Google Image Searches
On the internet, memes can explode and whither away in less than a week, but it's a testament to the staying power of the internet's obsession with "Florida Man" that the New York Times, the standard-bearer of American print journalism, just this weekend finally took notice of the popular @_FloridaMan Twitter account (more than two years after it launched) and the weird-Florida-news trend (which of course existed for years before that account's first tweet).
In the NY Times piece, the Gray Lady tries to explain the phenomenon. Some reasons for its enduring popularity are obvious. Florida is, after all, the third largest state by population; hence, there's a higher probability that some of those people will be very strange (or get themselves into strange situations).
Florida is also a bizarre mix of cultures of transplants from other states and countries (see our "10 States of Florida" map), so it's hard to find a central defining characterization of the state's culture other than simply "weird."

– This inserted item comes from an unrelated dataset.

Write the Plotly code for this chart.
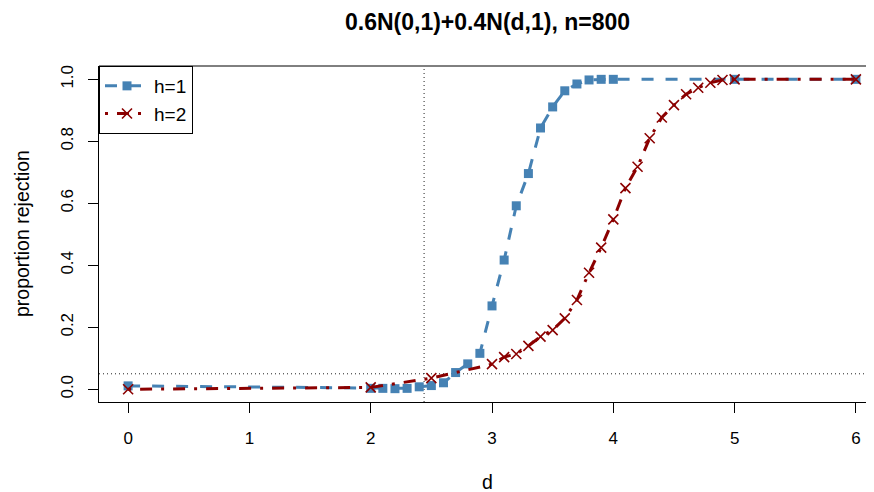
import plotly.graph_objects as go

# ---- data ----
d_h1 = [0, 2.0, 2.1, 2.2, 2.3, 2.4, 2.5, 2.6, 2.7, 2.8, 2.9, 3.0, 3.1, 3.2, 3.3,
        3.4, 3.5, 3.6, 3.7, 3.8, 3.9, 4.0, 5, 6]
p_h1 = [0.011, 0.003, 0.003, 0.002, 0.003, 0.008, 0.012, 0.021, 0.054, 0.082, 0.116,
        0.269, 0.417, 0.592, 0.696, 0.843, 0.911, 0.963, 0.985, 0.998, 1.0, 1.0, 1.0, 1.0]

d_h2 = [0, 2.0, 2.5, 3.0, 3.1, 3.2, 3.3, 3.4, 3.5, 3.6, 3.7, 3.8, 3.9, 4.0, 4.1,
        4.2, 4.3, 4.4, 4.5, 4.6, 4.7, 4.8, 4.9, 5.0, 6]
p_h2 = [0.0, 0.006, 0.036, 0.081, 0.104, 0.114, 0.140, 0.170, 0.191, 0.229, 0.288,
        0.376, 0.457, 0.548, 0.649, 0.718, 0.810, 0.877, 0.917, 0.952, 0.973, 0.989,
        0.998, 1.0, 1.0]

x_ticks = [0, 1, 2, 3, 4, 5, 6]
y_ticks = [0.0, 0.2, 0.4, 0.6, 0.8, 1.0]
alpha_level = 0.05
d_threshold = 2.44

title_text = "0.6N(0,1)+0.4N(d,1), n=800"
x_title = "d"
y_title = "proportion rejection"

BLUE = "#4682B4"
RED = "#8B0000"
FONT = "Liberation Sans, Arial, Helvetica, sans-serif"

fig = go.Figure()
fig.add_trace(go.Scatter(
    x=d_h1, y=p_h1, name="h=1", mode="lines+markers",
    line=dict(color=BLUE, width=3, dash="12px,12px"),
    marker=dict(symbol="square", size=9, color=BLUE),
))
fig.add_trace(go.Scatter(
    x=d_h2, y=p_h2, name="h=2", mode="lines+markers",
    line=dict(color=RED, width=3, dash="3px,9px,12px,9px"),
    marker=dict(symbol="x-thin", size=10, color=RED, line=dict(color=RED, width=1.6)),
))

# reference lines
fig.add_shape(type="line", xref="paper", yref="y", x0=0, x1=1, y0=alpha_level, y1=alpha_level,
              line=dict(color="#222", width=1, dash="1px,3px"), layer="below")
fig.add_shape(type="line", xref="x", yref="paper", x0=d_threshold, x1=d_threshold, y0=0, y1=1,
              line=dict(color="#222", width=1, dash="1px,3px"), layer="below")
# top border of the box
fig.add_shape(type="line", xref="paper", yref="paper", x0=0, x1=1, y0=1, y1=1,
              line=dict(color="black", width=1))

# page has an 8px body margin: figure coordinates = page coordinates - 8
OFF = 8
W, H = 874 - OFF, 492 - OFF
L, R, T, B = 99 - OFF, 0, 66 - OFF, 90
pw = W - L - R
ph = H - T - B
ppu_x = 121.3
x0 = -0.24


def px_x(page_x):
    return (page_x - OFF - L) / pw


def px_y(page_y):
    return (H - B - (page_y - OFF)) / ph


fig.update_layout(
    width=W, height=H,
    margin=dict(l=L, r=R, t=T, b=B),
    paper_bgcolor="white", plot_bgcolor="white",
    font=dict(family=FONT, size=16, color="black"),
    showlegend=True,
    legend=dict(x=0, y=1, xanchor="left", yanchor="top", bgcolor="white",
                bordercolor="black", borderwidth=1, font=dict(size=19),
                tracegroupgap=0, itemwidth=44),
    xaxis=dict(range=[x0, x0 + pw / ppu_x], tickvals=x_ticks, ticktext=[str(v) for v in x_ticks],
               showgrid=False, zeroline=False, showline=True, linecolor="black", linewidth=1,
               ticks="outside", ticklen=10, tickcolor="black", tickwidth=1,
               ticklabelstandoff=11, tickfont=dict(size=17)),
    yaxis=dict(range=[-0.041, 1.043], tickvals=y_ticks, ticktext=[f"{v:.1f}" for v in y_ticks],
               showgrid=False, zeroline=False, showline=True, linecolor="black", linewidth=1,
               ticks="outside", ticklen=10, tickcolor="black", tickwidth=1,
               tickangle=-90, ticklabelstandoff=8, tickfont=dict(size=17)),
    annotations=[
        dict(text=f"<b>{title_text}</b>", xref="paper", yref="paper",
             x=px_x(487.5), y=px_y(22), xanchor="center", yanchor="middle",
             showarrow=False, font=dict(size=23)),
        dict(text=x_title, xref="paper", yref="paper",
             x=px_x(487.5), y=px_y(482), xanchor="center", yanchor="middle",
             showarrow=False, font=dict(size=19.5)),
        dict(text=y_title, xref="paper", yref="paper", textangle=-90,
             x=px_x(22), y=0.5, xanchor="center", yanchor="middle",
             showarrow=False, font=dict(size=19.5)),
    ],
)

fig.write_html("out.html")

As a side note about the particulars of Florida Man, long before it became a meme, New Times used the headline format "Florida Man Does ..." to indicate to our mostly Miami-based audience that the story took place in Florida but not Miami, which may very well be the reason other local news outlets used the headline format well before it became a meme too.
But missing from Times' take and so many others on the WTF Florida phenom is an important piece of the puzzle. Ironically, one of the things that may be contributing to Florida being shamed so often in the national media is something all Floridians should be proud of.

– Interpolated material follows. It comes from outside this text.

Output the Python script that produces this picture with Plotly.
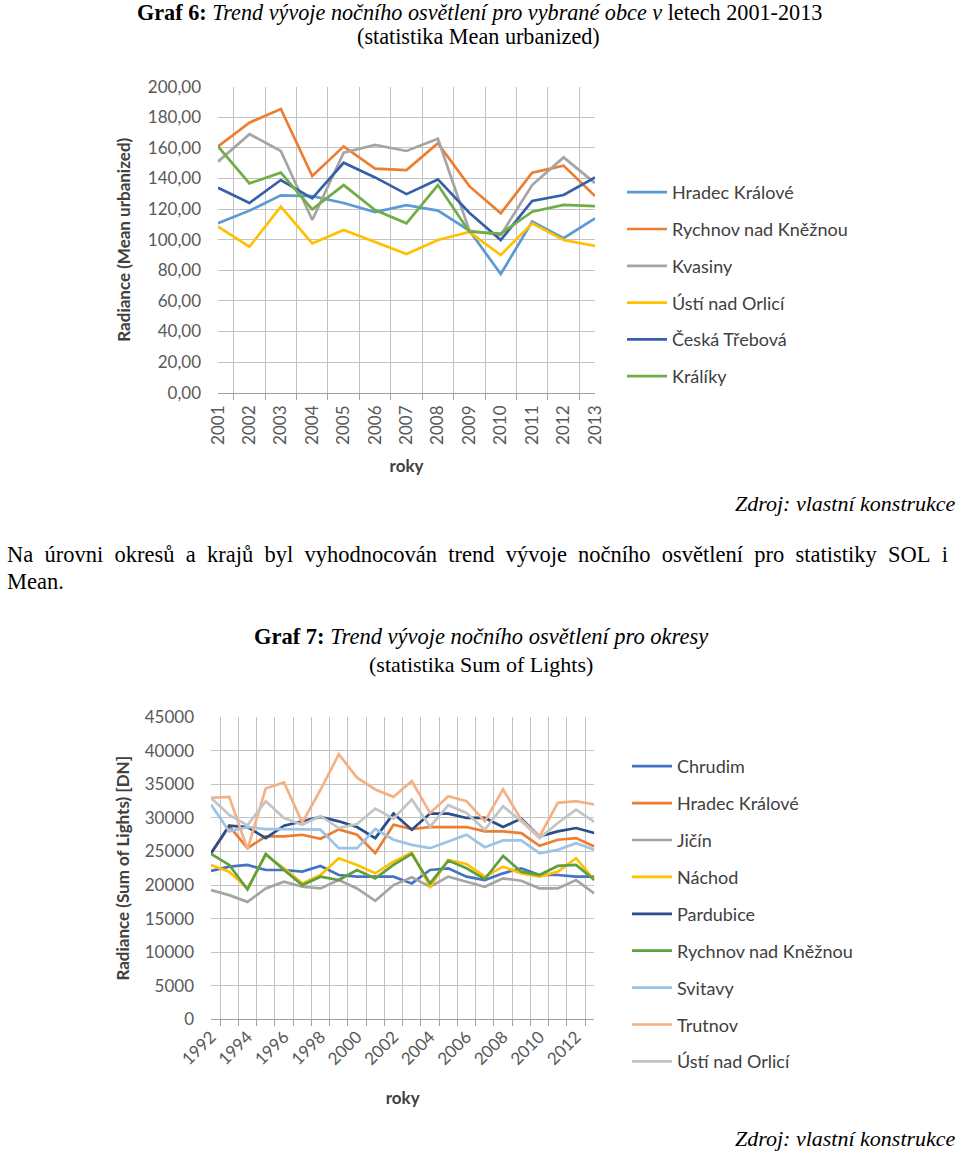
import plotly.graph_objects as go

# ---------------- Data: Graf 6 (Mean urbanized) ----------------
years1 = [str(y) for y in range(2001, 2014)]
names1 = ["Hradec Králové", "Rychnov nad Kněžnou", "Kvasiny", "Ústí nad Orlicí", "Česká Třebová", "Králíky"]
colors1 = ["#5B9BD5", "#ED7D31", "#A5A5A5", "#FFC000", "#3560A8", "#70AD47"]
hradec1 = [110.7, 119.0, 129.0, 128.5, 124.0, 118.0, 122.6, 119.0, 106.0, 77.6, 111.8, 101.0, 114.0]
rychnov1 = [161.0, 176.5, 185.4, 141.6, 161.0, 146.4, 145.5, 163.0, 135.0, 117.2, 143.8, 148.4, 128.5]
kvasiny1 = [151.0, 169.0, 158.0, 112.9, 156.9, 161.9, 158.0, 166.0, 106.0, 103.0, 135.7, 153.8, 137.0]
usti1 = [108.5, 95.4, 121.6, 97.6, 106.3, 98.7, 90.6, 99.8, 105.0, 90.0, 110.7, 99.8, 96.0]
ceska1 = [134.0, 124.0, 139.0, 127.0, 150.3, 140.7, 129.8, 139.4, 117.6, 99.8, 125.3, 129.2, 140.7]
kraliky1 = [161.0, 136.8, 143.8, 119.8, 135.7, 119.4, 110.7, 135.7, 105.2, 104.0, 118.3, 122.7, 122.0]
series1 = [hradec1, rychnov1, kvasiny1, usti1, ceska1, kraliky1]

# ---------------- Data: Graf 7 (Sum of Lights) ----------------
years2 = [str(y) for y in range(1992, 2014)]
ticktext2 = [y if (int(y) % 2 == 0) else "" for y in years2]
names2 = ["Chrudim", "Hradec Králové", "Jičín", "Náchod", "Pardubice",
          "Rychnov nad Kněžnou", "Svitavy", "Trutnov", "Ústí nad Orlicí"]
colors2 = ["#4472C4", "#ED7D31", "#A5A5A5", "#FFC000", "#2A4D8C",
           "#5FA03C", "#9DC3E6", "#F4B183", "#C4C4C4"]
chrudim = [22100, 22750, 23000, 22250, 22250, 22000, 22850, 21500, 21250, 21250, 21250, 20250,
           22250, 22500, 21250, 20750, 21750, 22500, 21500, 21500, 21250, 21250]
hradec2 = [24700, 28800, 25500, 27250, 27250, 27500, 26900, 28300, 27500, 24750, 29000, 28350,
           28650, 28650, 28650, 28000, 28000, 27750, 25850, 26750, 27000, 25750]
jicin = [19250, 18500, 17500, 19500, 20500, 19750, 19500, 20750, 19500, 17650, 20000, 21150,
         19750, 21250, 20500, 19750, 21000, 20650, 19500, 19500, 20750, 18750]
nachod = [23000, 22000, 19500, 24500, 22500, 20250, 21500, 24000, 23000, 21750, 23500, 24850,
          19750, 23750, 23150, 21250, 22750, 21750, 21250, 22000, 24000, 20750]
pardubice = [24750, 28850, 28650, 27000, 28850, 29500, 30150, 29500, 28650, 27000, 30650, 28250,
             30650, 30650, 30000, 30000, 28650, 29900, 27250, 28000, 28500, 27750]
rychnov2 = [24650, 23000, 19350, 24650, 22250, 20000, 21250, 20750, 22250, 21000, 23000, 24650,
            20250, 23650, 22500, 20900, 24350, 22000, 21500, 22850, 23000, 20750]
svitavy = [32000, 28000, 28650, 28350, 28350, 28250, 28250, 25500, 25500, 28350, 26750, 26000,
           25500, 26500, 27500, 25650, 26650, 26650, 24750, 25250, 26250, 25250]
trutnov = [33000, 33150, 25350, 34400, 35300, 29300, 34200, 39500, 36000, 34250, 33150, 35500,
           30750, 33250, 32500, 29500, 34250, 29750, 27250, 32250, 32500, 32000]
usti2 = [33000, 30450, 28900, 32500, 30000, 29000, 30300, 28500, 29100, 31400, 29900, 32750,
         28700, 31900, 30750, 28250, 31750, 29500, 27000, 29250, 31250, 29400]
series2 = [chrudim, hradec2, jicin, nachod, pardubice, rychnov2, svitavy, trutnov, usti2]

W, H = 960, 1151
def px(x):
    return x / W
def py(y):
    return 1 - y / H

fig = go.Figure()
for i, (n, c, v) in enumerate(zip(names1, colors1, series1)):
    fig.add_trace(go.Scatter(x=years1, y=v, name=n, mode="lines",
                             line=dict(color=c, width=2.7), xaxis="x", yaxis="y",
                             legend="legend", legendgroup="a%d" % i))
for i, (n, c, v) in enumerate(zip(names2, colors2, series2)):
    fig.add_trace(go.Scatter(x=years2, y=v, name=n, mode="lines",
                             line=dict(color=c, width=2.7), xaxis="x2", yaxis="y2",
                             legend="legend2", legendgroup="b%d" % i))

grid = "#C3C3C3"
tickfont = dict(family="Lato", size=17, color="#595959")
titlefont = dict(family="Lato", size=17, color="#404040", weight="bold")
legfont = dict(family="Lato", size=18, color="#404040")

fig.update_layout(
    width=W, height=H, margin=dict(l=0, r=0, t=0, b=0, autoexpand=False),
    paper_bgcolor="white", plot_bgcolor="white",
    separators=", ",
    showlegend=True,
    xaxis=dict(domain=[px(218), px(595)], anchor="y", type="category",
               tickson="boundaries", showgrid=True, gridcolor=grid, gridwidth=1,
               ticks="outside", ticklen=6, tickcolor="#A0A0A0",
               showline=True, linecolor="#A0A0A0", linewidth=1,
               tickangle=-90, tickfont=tickfont, automargin=False, ticklabelstandoff=5,
               title=dict(text="roky", font=titlefont, standoff=16)),
    yaxis=dict(domain=[py(392.7), py(86.7)], anchor="x", range=[0, 200], dtick=20,
               tickformat=".2f", showgrid=True, gridcolor=grid, gridwidth=1,
               zeroline=False, tickfont=tickfont, ticklabelstandoff=16, automargin=False,
               title=dict(text="Radiance (Mean urbanized)", font=titlefont, standoff=12)),
    xaxis2=dict(domain=[px(211), px(594.3)], anchor="y2", type="category",
                tickson="boundaries", tickmode="array", tickvals=years2, ticktext=ticktext2,
                showgrid=True, gridcolor=grid, gridwidth=1,
                ticks="outside", ticklen=6, tickcolor="#A0A0A0",
                showline=True, linecolor="#A0A0A0", linewidth=1,
                tickangle=-45, tickfont=tickfont, automargin=False,
                title=dict(text="roky", font=titlefont, standoff=24)),
    yaxis2=dict(domain=[py(1019.3), py(717.3)], anchor="x2", range=[0, 45000], dtick=5000,
                tickformat="d", showgrid=True, gridcolor=grid, gridwidth=1,
                zeroline=False, tickfont=tickfont, ticklabelstandoff=16, automargin=False,
                title=dict(text="Radiance (Sum of Lights) [DN]", font=titlefont, standoff=10)),
    legend=dict(x=px(622), y=py(174), xanchor="left", yanchor="top",
                font=legfont, tracegroupgap=10.4, itemwidth=40, bgcolor="rgba(0,0,0,0)"),
    legend2=dict(x=px(627), y=py(748), xanchor="left", yanchor="top",
                 font=legfont, tracegroupgap=10.5, itemwidth=40, bgcolor="rgba(0,0,0,0)"),
)

para1 = "Na úrovni okresů a krajů byl vyhodnocován trend vývoje nočního osvětlení pro statistiky SOL i"
para1_justified = para1.replace(" ", "\u00a0\u00a0")

serif = "Liberation Serif"
ann = [
    dict(x=px(135), y=py(13), xanchor="left", yanchor="middle",
         text="<b>Graf 6:</b> <i>Trend vývoje nočního osvětlení pro vybrané obce v</i> letech 2001-2013", size=22.2),
    dict(x=px(478), y=py(37), xanchor="center", yanchor="middle",
         text="(statistika Mean urbanized)", size=22.2),
    dict(x=px(958), y=py(504), xanchor="right", yanchor="middle",
         text="<i>Zdroj: vlastní konstrukce</i>", size=22),
    dict(x=px(5), y=py(554), xanchor="left", yanchor="middle", text=para1_justified, size=22.5),
    dict(x=px(5), y=py(581), xanchor="left", yanchor="middle", text="Mean.", size=22.5),
    dict(x=px(481), y=py(637), xanchor="center", yanchor="middle",
         text="<b>Graf 7:</b> <i>Trend vývoje nočního osvětlení pro okresy</i>", size=22.5),
    dict(x=px(481), y=py(664), xanchor="center", yanchor="middle",
         text="(statistika Sum of Lights)", size=22),
    dict(x=px(958), y=py(1138), xanchor="right", yanchor="middle",
         text="<i>Zdroj: vlastní konstrukce</i>", size=22),
]
for a in ann:
    size = a.pop("size")
    fig.add_annotation(xref="paper", yref="paper", showarrow=False,
                       font=dict(family=serif, size=size, color="black"), **a)

fig.write_html("out.html", config={"displayModeBar": False},
               post_script="document.body.style.margin='0';")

The terms "progressive" and "model for the rest of the nation" don't often appear in sentences with "Florida," but that's exactly how people view the state's open-records laws, AKA the Government in the Sunshine Act.
Since 1909, Florida has had a proud tradition that all government business is public business and therefore should be available to the public. That means all records, including photos and videos, produced by a public agency are easily accessible with a few narrow and obvious exceptions. Public officials are also required to open all of their meetings — even unofficial ones — to the public.
It's the reason why Miami-Dade County Commissioner Xavier Suarez had to file a public notice to talk to his own son, City of Miami Commissioner Francis Suarez, earlier this month because the two planned to discuss public transit issues. It's why former Gov. Charlie Crist had to invite a journalist to his 2008 wedding. On a more serious note, these are the laws that allow journalists and concerned citizens to uncover examples of corruption, conflicts of interest, and abuse.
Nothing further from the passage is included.